• _PROBLEM DESCRIPTION_
Show every line containing "matplotlib" by copying it.

• _DATA LINES_
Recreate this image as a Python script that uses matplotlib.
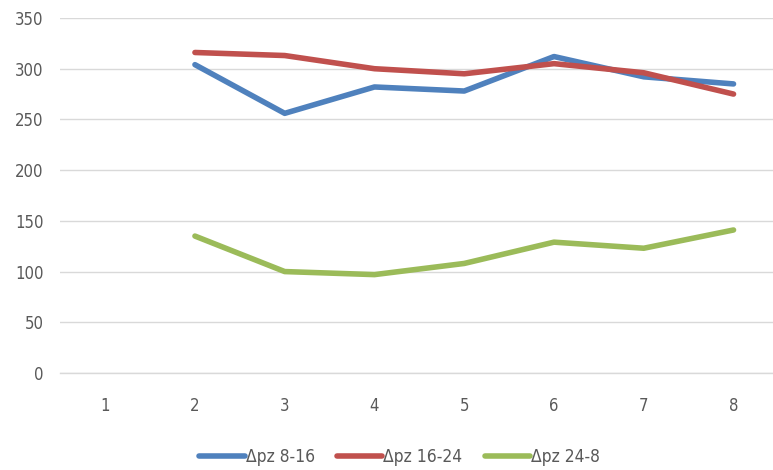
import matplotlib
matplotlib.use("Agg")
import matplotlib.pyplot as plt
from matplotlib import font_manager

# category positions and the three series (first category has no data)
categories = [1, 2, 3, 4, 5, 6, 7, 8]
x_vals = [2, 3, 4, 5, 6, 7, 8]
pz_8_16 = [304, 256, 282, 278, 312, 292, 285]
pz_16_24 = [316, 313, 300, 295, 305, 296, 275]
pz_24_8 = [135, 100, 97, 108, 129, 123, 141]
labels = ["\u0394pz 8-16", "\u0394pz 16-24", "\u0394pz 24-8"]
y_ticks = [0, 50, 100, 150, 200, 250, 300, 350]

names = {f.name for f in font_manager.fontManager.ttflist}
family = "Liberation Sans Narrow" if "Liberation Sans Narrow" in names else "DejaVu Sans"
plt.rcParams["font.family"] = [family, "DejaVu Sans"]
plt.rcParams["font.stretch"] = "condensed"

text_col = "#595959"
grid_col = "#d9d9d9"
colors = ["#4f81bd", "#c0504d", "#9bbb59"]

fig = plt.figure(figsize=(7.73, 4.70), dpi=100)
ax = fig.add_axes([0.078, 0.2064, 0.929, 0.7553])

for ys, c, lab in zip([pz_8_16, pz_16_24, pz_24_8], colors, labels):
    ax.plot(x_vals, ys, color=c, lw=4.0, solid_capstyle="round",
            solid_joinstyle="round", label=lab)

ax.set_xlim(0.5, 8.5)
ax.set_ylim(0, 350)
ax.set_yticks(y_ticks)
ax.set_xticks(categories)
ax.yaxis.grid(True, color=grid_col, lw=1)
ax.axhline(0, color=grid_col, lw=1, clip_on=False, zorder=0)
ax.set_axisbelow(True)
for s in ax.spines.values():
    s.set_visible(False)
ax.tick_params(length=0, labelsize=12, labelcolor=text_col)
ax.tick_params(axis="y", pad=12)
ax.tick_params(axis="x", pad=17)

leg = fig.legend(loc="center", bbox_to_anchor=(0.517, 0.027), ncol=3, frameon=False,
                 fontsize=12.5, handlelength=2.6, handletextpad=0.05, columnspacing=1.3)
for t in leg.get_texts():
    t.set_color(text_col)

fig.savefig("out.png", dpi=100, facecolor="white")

• _SOLUTION_
Recreate this image as a Python script that uses matplotlib.
import matplotlib
matplotlib.use("Agg")
import matplotlib.pyplot as plt
from matplotlib import font_manager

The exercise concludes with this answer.